September 3, 2015
With less than three months until Heads of States will gather in Paris to seal a deal on the global climate governance architecture starting in 2020, negotiators are meeting again this week in Bonn to make progress on a text for negotiations at the UNFCCC COP21. Finance will be one of the major pillars of the new agreement, but also one of the most difficult to negotiate. Discussions between countries wearing Annex I and non-Annex I hats have been thorny, overshadowed by the lack of technical and political clarity on developed countries’ progress towards meeting the $100 billion financing target.
To speed things up this summer, the two co-chairs have proposed a “tool” which systematically allocates the options laid out in the “official” Geneva text into three categories. Part one consists of potential elements of a legally binding core agreement, and part two of potential elements of a COP decision with non-legal force. Part three is essentially a placeholder for all remaining options on which further clarity is needed before a decision on their legal status can be made. While the tool has been picked up by Parties in Bonn as an instrument to restructure the text, it does not provide a replacement for the Geneva text.
One thing that the tool has clarified on finance is that options on many crucial elements leave substantial leeway. Judging from the number of options and square brackets left, decisions on which Parties are to provide and/or to receive international public finance largely remain in the red zone. Divergent views will require some hard talks to be reconciled between now and Paris, which may appear as a negative sign at first. However, the good news is that the fundamental elements have been included in the core agreement part (12-19). Below are three highlights:
- To progressively shift all investments to achieve 2°C consistent mitigation, adaptation and sustainable development (Article 12, Option 4). This option is important for two reasons. Firstly, by acknowledging that the investment shift required is economy-wide and therefore of several magnitudes higher than the $100 billion, it broadens the scale of the finance discussions under the UNFCCC and brings it closer to discussions in the real economy. Secondly, it recognizes the need to simultaneously finance climate and development objectives. The latter is a reiteration of a similar statement on co-benefits in the outcome document of the Third International Conference on Financing for Development (FFD3), held earlier this year.
- A collective objective to mobilize mitigation finance from all sources; and the need to provide international adaptation finance to Parties in need of support. Interestingly, while the question of which countries are to provide international finance for mitigation will likely form the subject of a heated debate (Article 12, Option 1), adaptation finance should be homogenously provided by all Parties in a position to do so (Article 12, Option 5). These conceptual differentiations between mobilisation and provision, and between the sets of countries responsible to provide international financing for adaptation and for mitigation, could play important roles of clarification in the agreement.
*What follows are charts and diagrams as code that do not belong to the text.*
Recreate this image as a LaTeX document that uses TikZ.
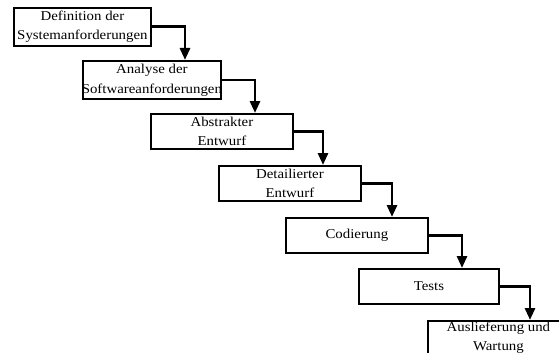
\documentclass[tikz,border=0pt]{standalone}
\usepackage{fontspec}
\setmainfont{Liberation Serif}[FakeStretch=1.1]
\usetikzlibrary{arrows.meta}
\begin{document}
\begin{tikzpicture}[x=1pt,y=-1pt,
  box/.style={draw, line width=1.8pt, inner sep=0pt, anchor=north west, minimum height=35pt, minimum width=142pt},
  lbl/.style={align=center, inner sep=0pt, font=\fontsize{13.5}{19}\selectfont},
  arr/.style={line width=2.8pt, -{Triangle[width=10pt,length=12pt]}}]
\useasboundingbox (0,0) rectangle (559,353);
\clip (0,0) rectangle (559,353);
% boxes
\node[box, minimum width=137pt, minimum height=38pt] (b1) at (13,7) {};
\node[box, minimum width=138pt, minimum height=38pt] (b2) at (82,60) {};
\node[box] (b3) at (150,113) {};
\node[box] (b4) at (218,165) {};
\node[box] (b5) at (285,217) {};
\node[box, minimum width=140pt] (b6) at (358,268) {};
\node[box, minimum width=141pt, minimum height=40pt] (b7) at (427,320) {};
% labels
\node[lbl] (t1) at (b1.center) {Definition der\\Systemanforderungen};
\node[lbl, font=\fontsize{13.5}{20}\selectfont] (t2) at (b2.center) {Analyse der\\Softwareanforderungen};
\node[lbl] (t3) at (b3.center) {Abstrakter\\Entwurf};
\node[lbl] (t4) at (b4.center) {Detailierter\\Entwurf};
\node[lbl] (t5) at (b5.center) {Codierung};
\node[lbl] (t6) at (b6.center) {Tests};
\node[lbl, font=\fontsize{13.5}{19.5}\selectfont, anchor=north] (t7) at ([yshift=-1.6pt]b7.north) {Auslieferung und\\Wartung};
% arrows
\draw[arr] (b1.east) -| ([xshift=103pt]b2.north west);
\draw[arr] (b2.east) -| ([xshift=105pt]b3.north west);
\draw[arr] (b3.east) -| ([xshift=105pt]b4.north west);
\draw[arr] (b4.east) -| ([xshift=107pt]b5.north west);
\draw[arr] (b5.east) -| ([xshift=104pt]b6.north west);
\draw[arr] (b6.east) -| ([xshift=103pt]b7.north west);
\end{tikzpicture}
\end{document}
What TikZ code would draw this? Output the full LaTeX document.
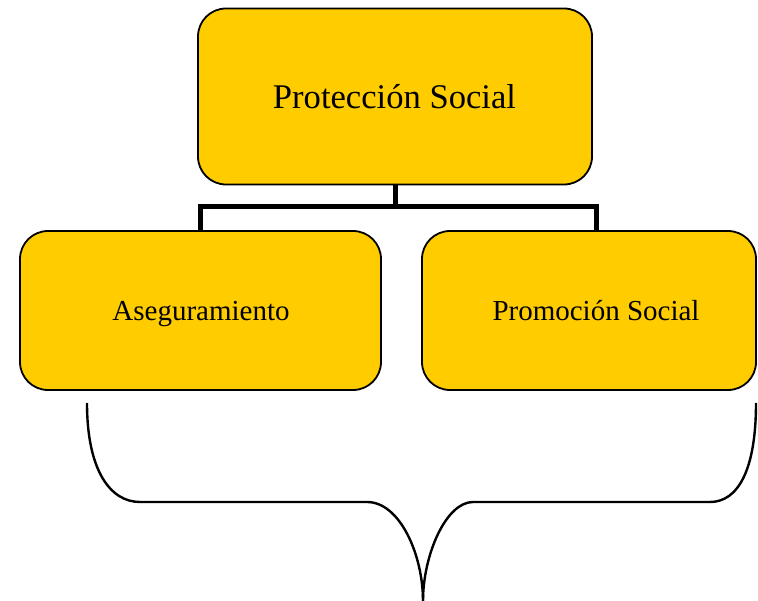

- The increased priority to provide financing for adaptation (Article 13.2.a) and countries most in need (Article 15) has been recognised, but further clarity is needed. To this end, the model of the 50:50:50 allocation rules of the Green Climate Fund (50:50 to mitigation and adaptation, and 50% of adaptation finance to Least Developed Countries, Small Islands Developing States, and Africa States) may prove to be useful in developing a quantitative target for adaptation and countries most in need, potentially as a sub-target of a continued 100 billion collective target by developed countries and other countries in a position to do so.
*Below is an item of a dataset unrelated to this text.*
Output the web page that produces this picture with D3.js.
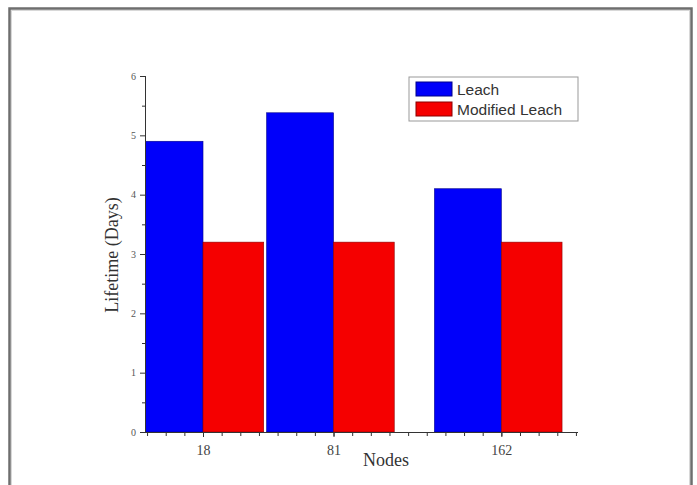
<!DOCTYPE html>
<html>
<head>
<meta charset="utf-8">
<script src="https://cdn.jsdelivr.net/npm/d3@7"></script>
<style>
  body { margin: 0; background: #fff; }
  svg { display: block; }
</style>
</head>
<body>
<svg id="chart"></svg>
<script>
// data
var nodes = [18, 81, 162];
var leach = [4.9, 5.38, 4.1];
var modifiedLeach = [3.2, 3.2, 3.2];
var seriesNames = ["Leach", "Modified Leach"];
var yTicks = [0, 1, 2, 3, 4, 5, 6];

var width = 697, height = 485;

var svg = d3.select("#chart")
            .attr("width", width)
            .attr("height", height);

// outer frame (bottom runs off the picture)
svg.append("rect")
   .attr("x", 9.5).attr("y", 8.5)
   .attr("width", 682).attr("height", 500)
   .attr("fill", "#fff")
   .attr("stroke", "#6e6e6e")
   .attr("stroke-width", 2.5);
svg.append("rect")
   .attr("x", 11.5).attr("y", 10.5)
   .attr("width", 678).attr("height", 500)
   .attr("fill", "none")
   .attr("stroke", "#d8d8d8")
   .attr("stroke-width", 1);

var plot = {left: 145, right: 578, top: 76, bottom: 432};

// scales
var xScale = d3.scaleLinear()
               .domain([-10, 199])
               .range([plot.left, plot.right]);

var yScale = d3.scaleLinear()
               .domain([0, 6])
               .range([plot.bottom, plot.top]);

var colors = ["#0000fa", "#f50000"];
var strokes = ["#00008a", "#8a0000"];
// bar widths in node units (blue bar sits left of tick, red one right)
var barW = [32.3, 29.3];

svg.append("clipPath").attr("id", "clip")
   .append("rect")
   .attr("x", plot.left).attr("y", plot.top - 10)
   .attr("width", plot.right - plot.left).attr("height", plot.bottom - plot.top + 10);

var bars = svg.append("g").attr("clip-path", "url(#clip)");

var rows = nodes.map(function(n, i){ return {n: n, a: leach[i], b: modifiedLeach[i]}; });

bars.selectAll("rect.leach")
    .data(rows).enter()
    .append("rect").classed("leach", true)
    .attr("x", function(d){ return xScale(d.n - barW[0]); })
    .attr("y", function(d){ return yScale(d.a); })
    .attr("width", function(d){ return xScale(d.n) - xScale(d.n - barW[0]); })
    .attr("height", function(d){ return yScale(0) - yScale(d.a); })
    .attr("fill", colors[0])
    .attr("stroke", strokes[0]).attr("stroke-width", 0.6);

bars.selectAll("rect.mod")
    .data(rows).enter()
    .append("rect").classed("mod", true)
    .attr("x", function(d){ return xScale(d.n); })
    .attr("y", function(d){ return yScale(d.b); })
    .attr("width", function(d){ return xScale(d.n + barW[1]) - xScale(d.n); })
    .attr("height", function(d){ return yScale(0) - yScale(d.b); })
    .attr("fill", colors[1])
    .attr("stroke", strokes[1]).attr("stroke-width", 0.6);

// y axis
var yMinor = svg.append("g")
   .attr("transform", "translate(" + plot.left + ",0)")
   .call(d3.axisLeft(yScale).tickValues(d3.range(0.5, 6, 1)).tickSize(3).tickFormat(""));
var yAxis = svg.append("g")
   .attr("transform", "translate(" + plot.left + ",0)")
   .call(d3.axisLeft(yScale).tickValues(yTicks).tickSize(5).tickPadding(4).tickFormat(d3.format("d")));
yAxis.selectAll("text")
     .attr("font-family", "Liberation Serif, Times New Roman, serif")
     .attr("font-size", 10).attr("fill", "#555");

// x axis
var xMinor = svg.append("g")
   .attr("transform", "translate(0," + plot.bottom + ")")
   .call(d3.axisBottom(xScale).tickValues(d3.range(-9, 199, 9)).tickSize(4).tickFormat(""));
var xAxis = svg.append("g")
   .attr("transform", "translate(0," + plot.bottom + ")")
   .call(d3.axisBottom(xScale).tickValues(nodes).tickSize(5).tickPadding(8).tickFormat(d3.format("d")));
xAxis.selectAll("text")
     .attr("font-family", "Liberation Serif, Times New Roman, serif")
     .attr("font-size", 14).attr("fill", "#444");

svg.selectAll(".domain, .tick line").attr("stroke", "#333").attr("stroke-width", 1);
yMinor.select(".domain").remove();
xMinor.select(".domain").remove();
xAxis.select(".domain").attr("d", "M" + plot.left + ",0.5H" + plot.right);
yAxis.select(".domain").attr("d", "M0.5," + plot.bottom + "V" + plot.top);

// titles
svg.append("text")
   .attr("x", 386).attr("y", 466)
   .attr("text-anchor", "middle")
   .attr("font-family", "Liberation Serif, Times New Roman, serif")
   .attr("font-size", 18).attr("fill", "#333")
   .text("Nodes");

svg.append("text")
   .attr("transform", "translate(118,255) rotate(-90)")
   .attr("text-anchor", "middle")
   .attr("font-family", "Liberation Serif, Times New Roman, serif")
   .attr("font-size", 18).attr("fill", "#333")
   .text("Lifetime (Days)");

// legend
var legend = svg.append("g").attr("transform", "translate(409,77)");
legend.append("rect")
      .attr("width", 169).attr("height", 44)
      .attr("fill", "#fff").attr("stroke", "#999").attr("stroke-width", 1);
legend.selectAll("rect.sw")
      .data(seriesNames).enter()
      .append("rect").classed("sw", true)
      .attr("x", 7).attr("y", function(d, i){ return 5 + i * 20; })
      .attr("width", 36).attr("height", 14)
      .attr("fill", function(d, i){ return colors[i]; })
      .attr("stroke", function(d, i){ return strokes[i]; });
legend.selectAll("text")
      .data(seriesNames).enter()
      .append("text")
      .attr("x", 48).attr("y", function(d, i){ return 18 + i * 20; })
      .attr("font-family", "Liberation Sans, Arial, sans-serif")
      .attr("font-size", 15.5).attr("fill", "#333")
      .text(function(d){ return d; });
</script>
</body>
</html>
All this being said, the $100 billion bill remains the elephant in the room. Developed countries are demonstrating willingness to provide further clarity on progress towards meeting the $100 billion financing target, although they are doing more outside than inside the UNFCCC. One example is the Background Report on Long-term Climate Finance, which was commissioned by the German G7 Presidency ahead of the Leaders’ Summit in June. For those interested in climate finance, the UN Sustainable Development Summit in New York, the World Bank Group and IMF Autumn Meetings in Lima and the G20 Leaders’ Summit in Antalya will be spaces to watch this autumn.
 A protocol, another legal instrument or an agreed outcome with legal force under the Convention applicable to all Parties.
 Well-designed actions can produce multiple local and global benefits, including those related to climate change (Paragraph 62, AAAA).